# DATA BLOCK
---*---

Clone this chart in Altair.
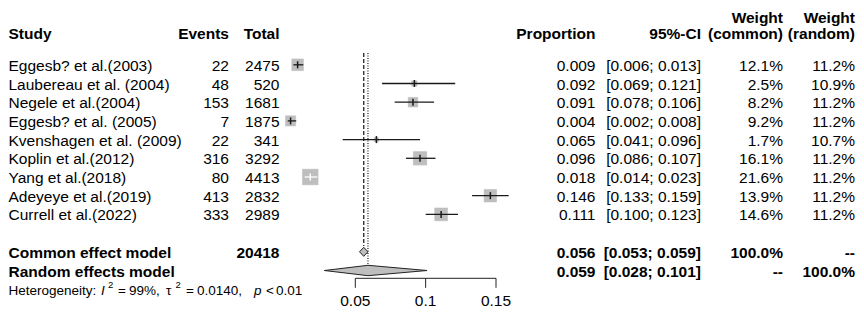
import altair as alt
import pandas as pd

# ---------------- data ----------------
studies = ["Eggesb? et al.(2003)", "Laubereau et al. (2004)", "Negele et al.(2004)",
           "Eggesb? et al. (2005)", "Kvenshagen et al. (2009)", "Koplin et al.(2012)",
           "Yang et al.(2018)", "Adeyeye et al.(2019)", "Currell et al.(2022)"]
events = [22, 48, 153, 7, 22, 316, 80, 413, 333]
totals = [2475, 520, 1681, 1875, 341, 3292, 4413, 2832, 2989]
proportion = [0.009, 0.092, 0.091, 0.004, 0.065, 0.096, 0.018, 0.146, 0.111]
ci_lower = [0.006, 0.069, 0.078, 0.002, 0.041, 0.086, 0.014, 0.133, 0.100]
ci_upper = [0.013, 0.121, 0.106, 0.008, 0.096, 0.107, 0.023, 0.159, 0.123]
weight_common = [12.1, 2.5, 8.2, 9.2, 1.7, 16.1, 21.6, 13.9, 14.6]
weight_random = [11.2, 10.9, 11.2, 11.2, 10.7, 11.2, 11.2, 11.2, 11.2]

model_names = ["Common effect model", "Random effects model"]
model_total = ["20418", ""]
model_est = [0.056, 0.059]
model_lower = [0.053, 0.028]
model_upper = [0.059, 0.101]
model_w_common = ["100.0%", "--"]
model_w_random = ["--", "100.0%"]

het_I2 = "99%,"
het_tau2 = "0.0140,"
het_p = "0.01"

axis_ticks = [0.05, 0.10, 0.15]
axis_labels = ["0.05", "0.1", "0.15"]

# ---------------- layout / style ----------------
FONT = "Liberation Sans"
FS = 15.5
W, H = 848, 302
PX_PER_UNIT = 1407.0
X0 = 276.95  # pixel of proportion 0
xs = alt.Scale(domain=[-X0 / PX_PER_UNIT, (W - X0) / PX_PER_UNIT], nice=False, zero=False)
ROW_PX = 18.7
ROW0 = 56.8
ys = alt.Scale(domain=[-ROW0 / ROW_PX, (H - ROW0) / ROW_PX], nice=False, zero=False, reverse=True)
SQ_GREY = "#BEBEBE"
LINE = "#1a1a1a"
inside_white = {"Yang et al.(2018)"}


def X(f):
    return alt.X(f, type="quantitative", scale=xs, axis=None)


def Y(f):
    return alt.Y(f, type="quantitative", scale=ys, axis=None, stack=None)


def px_row(y_c):
    return (y_c - ROW0) / ROW_PX


n = len(studies)
sdf = pd.DataFrame({
    "study": studies,
    "row": list(range(n)),
    "prop": proportion,
    "lo": ci_lower,
    "hi": ci_upper,
    "events_t": [str(e) for e in events],
    "total_t": [str(t) for t in totals],
    "prop_t": [f"{p:.3f}" for p in proportion],
    "ci_t": [f"[{l:.3f}; {h:.3f}]" for l, h in zip(ci_lower, ci_upper)],
    "wc_t": [f"{w:.1f}%" for w in weight_common],
    "wr_t": [f"{w:.1f}%" for w in weight_random],
    "size": [11.4 * w for w in weight_common],
    "lc": ["white" if s in inside_white else LINE for s in studies],
})
sdf["rt"] = sdf["row"] - 3.5 / ROW_PX
sdf["rb"] = sdf["row"] + 3.5 / ROW_PX

mrow = [n + 1, n + 2]
mdf = pd.DataFrame({
    "study": model_names,
    "row": mrow,
    "events_t": ["", ""],
    "total_t": model_total,
    "prop_t": [f"{p:.3f}" for p in model_est],
    "ci_t": [f"[{l:.3f}; {h:.3f}]" for l, h in zip(model_lower, model_upper)],
    "wc_t": model_w_common,
    "wr_t": model_w_random,
})

layers = []

# reference lines (common dashed, random dotted)
ref_df = pd.DataFrame({"x": model_est, "top": [-0.63, -0.63],
                       "bot": [mrow[0] - 0.31, mrow[1] - 0.29]})
layers.append(alt.Chart(ref_df.iloc[[0]]).mark_rule(color="#222", strokeWidth=1.3, strokeDash=[4, 2])
              .encode(x=X("x"), y=Y("top"), y2="bot"))
layers.append(alt.Chart(ref_df.iloc[[1]]).mark_rule(color="#222", strokeWidth=1.2, strokeDash=[1, 1.5])
              .encode(x=X("x"), y=Y("top"), y2="bot"))

# squares
layers.append(alt.Chart(sdf).mark_square(color=SQ_GREY, opacity=1, stroke=SQ_GREY, strokeWidth=0.5)
              .encode(x=X("prop"), y=Y("row"), size=alt.Size("size:Q", scale=None)))
# CI lines
layers.append(alt.Chart(sdf).mark_rule(strokeWidth=1.3)
              .encode(x=X("lo"), x2="hi", y=Y("row"), color=alt.Color("lc:N", scale=None)))
# point estimate ticks
layers.append(alt.Chart(sdf).mark_rule(strokeWidth=1.5)
              .encode(x=X("prop"), y=Y("rt"), y2="rb", color=alt.Color("lc:N", scale=None)))

# diamonds
drows = []
for name, r, est, lo, hi, hh in zip(model_names, mrow, model_est, model_lower, model_upper, [4.5, 5.2]):
    h = hh / ROW_PX
    drows += [{"m": name, "x": lo, "y": r, "y2": r},
              {"m": name, "x": est, "y": r - h, "y2": r + h},
              {"m": name, "x": hi, "y": r, "y2": r}]
ddf = pd.DataFrame(drows)
layers.append(alt.Chart(ddf).mark_area(color=SQ_GREY, stroke="#222", strokeWidth=1, opacity=1,
                                       orient="vertical", interpolate="linear")
              .encode(x=X("x"), y=Y("y"), y2="y2", detail="m:N"))

# axis
AX_ROW = px_row(278.3 - 8)
adf = pd.DataFrame({"x": [axis_ticks[0]], "x2": [axis_ticks[-1]], "r": [AX_ROW]})
layers.append(alt.Chart(adf).mark_rule(color="#222", strokeWidth=1).encode(x=X("x"), x2="x2", y=Y("r")))
tdf = pd.DataFrame({"t": axis_ticks, "lab": axis_labels, "r": AX_ROW, "r2": AX_ROW + 9.5 / ROW_PX,
                    "rl": px_row(298.3)})
layers.append(alt.Chart(tdf).mark_rule(color="#222", strokeWidth=1).encode(x=X("t"), y=Y("r"), y2="r2"))
layers.append(alt.Chart(tdf).mark_text(font=FONT, fontSize=FS, baseline="alphabetic", align="center",
                                       color="black")
              .encode(x=X("t"), y=Y("rl"), text="lab:N"))


# text columns
def col_text(df, field, xpx, align, weight="normal"):
    return (alt.Chart(df).mark_text(font=FONT, fontSize=FS, fontWeight=weight, align=align,
                                    baseline="middle", color="black", dy=1)
            .encode(x=alt.value(xpx), y=Y("row"), text=f"{field}:N"))


cols = [("study", 0.5, "left"), ("events_t", 221, "right"), ("total_t", 271.5, "right"),
        ("prop_t", 587.5, "right"), ("ci_t", 693, "right"), ("wc_t", 775, "right"),
        ("wr_t", 847, "right")]
for f, xp, al in cols:
    layers.append(col_text(sdf, f, xp, al))
    layers.append(col_text(mdf, f, xp, al, "bold"))

# headers
H1 = px_row(8.5)
H2 = px_row(24.5)
hdr = [("Study", 0.5, "left", H2), ("Events", 221, "right", H2), ("Total", 271.5, "right", H2),
       ("Proportion", 587.5, "right", H2), ("95%-CI", 693, "right", H2),
       ("Weight", 775, "right", H1), ("(common)", 775, "right", H2),
       ("Weight", 847, "right", H1), ("(random)", 847, "right", H2)]
for txt, xp, al, r in hdr:
    layers.append(alt.Chart(pd.DataFrame({"t": [txt], "row": [r]}))
                  .mark_text(font=FONT, fontSize=FS, fontWeight="bold", align=al, baseline="middle",
                             color="black", dy=1)
                  .encode(x=alt.value(xp), y=Y("row"), text="t:N"))

# heterogeneity line
HET_ROW = n + 3.02
het_pieces = [("Heterogeneity:", 0.5, "normal", 13.5, 0),
              ("I", 93, "italic", 13.5, 0),
              ("2", 100, "normal", 9.5, -6),
              ("=", 110, "normal", 13.5, 0),
              (het_I2, 121, "normal", 13.5, 0),
              ("\u03c4", 158, "normal", 13.5, 0),
              ("2", 167.5, "normal", 9.5, -6),
              ("=", 178, "normal", 13.5, 0),
              (het_tau2, 189, "normal", 13.5, 0),
              ("p", 246, "italic", 13.5, 0),
              ("<", 258, "normal", 13.5, 0),
              (het_p, 268, "normal", 13.5, 0)]
for txt, xp, st, fs, dy in het_pieces:
    layers.append(alt.Chart(pd.DataFrame({"t": [txt], "row": [HET_ROW]}))
                  .mark_text(font=FONT, fontSize=fs, fontStyle=st, align="left", baseline="middle",
                             color="black", dy=dy + 1)
                  .encode(x=alt.value(xp), y=Y("row"), text="t:N"))

chart = (alt.layer(*layers)
         .properties(width=W, height=H, autosize=alt.AutoSizeParams(type="none"), padding=0,
                     background="white")
         .configure_view(stroke=None))

chart.save("out.html", embed_options={"renderer": "svg", "actions": False})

---*---

Your task is to restate word for word the lines from the top of the data to the line containing "import pandas as pd", both ends included, with every picture left out.

# IN RESPONSE
Clone this chart in Altair.
import altair as alt
import pandas as pd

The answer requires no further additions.